SBI bad loans balloon, post-merger provisioning may rise
NEW DELHI: State Bank of India's bad loans have ballooned approximately 50 per cent in the span of a year and those of its five associate banks by 170 per cent.
The bank will likely have to increase its provisioning for bad loans -- setting aside money to partly cover the non-performing assets (NPAs) following its merger with five subsidiaries.
SBI, which had a provisioning coverage ratio of about 59 per cent, said that after the merger it will revisit the NPAs and provide accordingly.
"Depending on the age of NPAs, we provide provisioning as per the norms.
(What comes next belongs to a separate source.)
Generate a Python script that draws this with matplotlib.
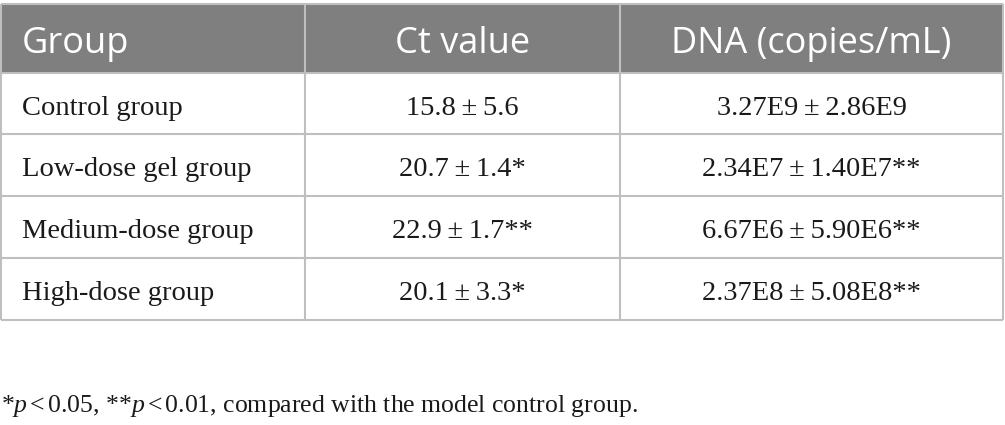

Hundred per cent provisioning is not a practice in the industry," SBI Managing Director Dinesh Kumar Khara told IANS.
SBI's gross NPAs in December 2016 were at Rs 1.08 lakh crore, an increase by 48.6 per cent from Rs 72,792 crore in the third quarter FY16. The bank's net NPAs rose by 52.6 per cent during the same period.
SBI's five associate banks reported a 172.8 per cent increase in gross NPAs at Rs 55,164 crore in December 2016, as compared to Rs 20,218 in the same period in 2015-16. The net NPAs of these rose by 218.7 per cent in the same period.
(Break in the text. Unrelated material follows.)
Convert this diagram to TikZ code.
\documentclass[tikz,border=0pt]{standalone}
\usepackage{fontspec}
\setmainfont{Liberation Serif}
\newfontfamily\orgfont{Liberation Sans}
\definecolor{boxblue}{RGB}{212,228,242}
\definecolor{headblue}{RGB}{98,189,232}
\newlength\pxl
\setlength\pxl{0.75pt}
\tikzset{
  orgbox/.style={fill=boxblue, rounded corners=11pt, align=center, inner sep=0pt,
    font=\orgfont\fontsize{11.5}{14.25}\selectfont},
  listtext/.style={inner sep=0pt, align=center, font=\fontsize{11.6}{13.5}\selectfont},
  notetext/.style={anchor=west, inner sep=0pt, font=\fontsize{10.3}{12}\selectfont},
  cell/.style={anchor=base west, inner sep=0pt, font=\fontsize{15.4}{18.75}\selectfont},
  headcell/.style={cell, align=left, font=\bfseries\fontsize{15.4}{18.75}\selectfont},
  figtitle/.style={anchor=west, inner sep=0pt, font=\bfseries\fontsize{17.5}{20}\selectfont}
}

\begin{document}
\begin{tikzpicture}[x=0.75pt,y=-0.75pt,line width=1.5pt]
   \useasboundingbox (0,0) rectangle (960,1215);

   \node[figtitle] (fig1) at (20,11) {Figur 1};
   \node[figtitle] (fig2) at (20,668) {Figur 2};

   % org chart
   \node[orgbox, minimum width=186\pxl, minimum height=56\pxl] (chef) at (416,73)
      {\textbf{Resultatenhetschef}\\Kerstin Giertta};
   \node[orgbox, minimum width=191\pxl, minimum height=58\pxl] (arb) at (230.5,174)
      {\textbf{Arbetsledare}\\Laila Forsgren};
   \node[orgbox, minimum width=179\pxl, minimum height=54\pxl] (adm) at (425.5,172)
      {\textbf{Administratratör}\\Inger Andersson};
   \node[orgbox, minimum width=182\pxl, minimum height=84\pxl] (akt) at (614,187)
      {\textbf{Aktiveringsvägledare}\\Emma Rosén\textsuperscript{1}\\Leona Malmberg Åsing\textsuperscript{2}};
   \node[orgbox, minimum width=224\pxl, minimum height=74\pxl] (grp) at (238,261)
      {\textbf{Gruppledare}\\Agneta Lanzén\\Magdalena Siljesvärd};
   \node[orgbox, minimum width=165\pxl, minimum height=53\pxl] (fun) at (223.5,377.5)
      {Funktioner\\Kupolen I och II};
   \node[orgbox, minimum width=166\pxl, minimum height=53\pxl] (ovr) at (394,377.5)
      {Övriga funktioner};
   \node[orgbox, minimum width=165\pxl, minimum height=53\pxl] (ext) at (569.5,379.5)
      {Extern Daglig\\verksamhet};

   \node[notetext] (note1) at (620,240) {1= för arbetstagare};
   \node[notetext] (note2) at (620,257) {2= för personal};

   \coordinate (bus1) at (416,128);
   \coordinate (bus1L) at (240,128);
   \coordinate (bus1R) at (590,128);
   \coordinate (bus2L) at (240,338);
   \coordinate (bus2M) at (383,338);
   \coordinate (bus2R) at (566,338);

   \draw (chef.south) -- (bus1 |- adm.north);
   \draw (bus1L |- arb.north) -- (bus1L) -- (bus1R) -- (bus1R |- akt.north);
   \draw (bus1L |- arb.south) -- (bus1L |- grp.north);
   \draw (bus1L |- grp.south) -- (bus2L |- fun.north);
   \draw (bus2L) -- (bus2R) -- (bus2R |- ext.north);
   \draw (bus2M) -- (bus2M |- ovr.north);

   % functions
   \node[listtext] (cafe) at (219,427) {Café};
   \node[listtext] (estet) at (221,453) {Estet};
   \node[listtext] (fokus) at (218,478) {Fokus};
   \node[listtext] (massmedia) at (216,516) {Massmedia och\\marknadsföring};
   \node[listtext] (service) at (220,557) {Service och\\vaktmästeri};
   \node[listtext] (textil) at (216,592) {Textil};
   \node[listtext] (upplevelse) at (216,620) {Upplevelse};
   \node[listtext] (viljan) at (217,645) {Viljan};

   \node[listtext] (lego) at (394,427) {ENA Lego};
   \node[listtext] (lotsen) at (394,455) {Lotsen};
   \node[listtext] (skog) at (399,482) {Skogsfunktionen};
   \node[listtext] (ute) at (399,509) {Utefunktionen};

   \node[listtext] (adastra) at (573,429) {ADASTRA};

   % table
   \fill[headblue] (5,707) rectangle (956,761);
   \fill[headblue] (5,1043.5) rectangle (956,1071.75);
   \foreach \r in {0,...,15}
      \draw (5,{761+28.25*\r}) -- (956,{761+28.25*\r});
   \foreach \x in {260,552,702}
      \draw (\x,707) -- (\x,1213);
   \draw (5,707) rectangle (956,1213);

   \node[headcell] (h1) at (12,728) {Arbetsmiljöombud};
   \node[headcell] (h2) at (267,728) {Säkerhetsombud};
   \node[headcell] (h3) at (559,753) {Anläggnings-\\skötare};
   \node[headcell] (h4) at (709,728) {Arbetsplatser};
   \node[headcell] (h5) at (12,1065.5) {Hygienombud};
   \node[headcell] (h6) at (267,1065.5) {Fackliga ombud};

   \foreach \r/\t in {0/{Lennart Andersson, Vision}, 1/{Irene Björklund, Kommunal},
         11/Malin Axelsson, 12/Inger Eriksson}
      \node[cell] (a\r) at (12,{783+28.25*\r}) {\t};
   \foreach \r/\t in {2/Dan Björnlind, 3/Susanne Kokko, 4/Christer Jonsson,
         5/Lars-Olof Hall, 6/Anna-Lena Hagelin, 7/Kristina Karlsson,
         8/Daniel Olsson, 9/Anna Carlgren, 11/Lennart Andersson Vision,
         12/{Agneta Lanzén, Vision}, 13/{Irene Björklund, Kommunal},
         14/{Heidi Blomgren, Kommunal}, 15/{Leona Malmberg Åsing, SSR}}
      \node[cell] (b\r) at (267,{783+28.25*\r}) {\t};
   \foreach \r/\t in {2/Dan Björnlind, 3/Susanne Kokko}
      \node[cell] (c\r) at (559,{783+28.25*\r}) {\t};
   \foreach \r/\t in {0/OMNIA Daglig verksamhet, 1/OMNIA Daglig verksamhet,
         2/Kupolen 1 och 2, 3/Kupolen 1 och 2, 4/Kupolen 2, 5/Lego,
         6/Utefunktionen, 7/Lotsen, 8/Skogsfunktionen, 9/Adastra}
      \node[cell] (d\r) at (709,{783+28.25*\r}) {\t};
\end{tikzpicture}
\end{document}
The five associate banks with which SBI merged on April 1 were: SBBJ (State Bank of Bikaner and Jaipur), SBM (State Bank of Mysore), SBT (State Bank of Travancore), SBP (State Bank of Patiala), and SBH (State Bank of Hyderabad).
The Bharatiya Mahila Bank, which is not an SBI subsidiary, was also merged with it on the same day.
The combined gross NPAs of SBI and its five associate banks as on December 31, 2016, stood at Rs 1.6 lakh crore or 8.70 per cent of the total assets, while the net NPAs were at 5.33 per cent.
"As far as the corporate books of associate banks are concerned, we started converging the NPA books of corporates from September quarter; so I don't envisage any surprises on that," Khara said.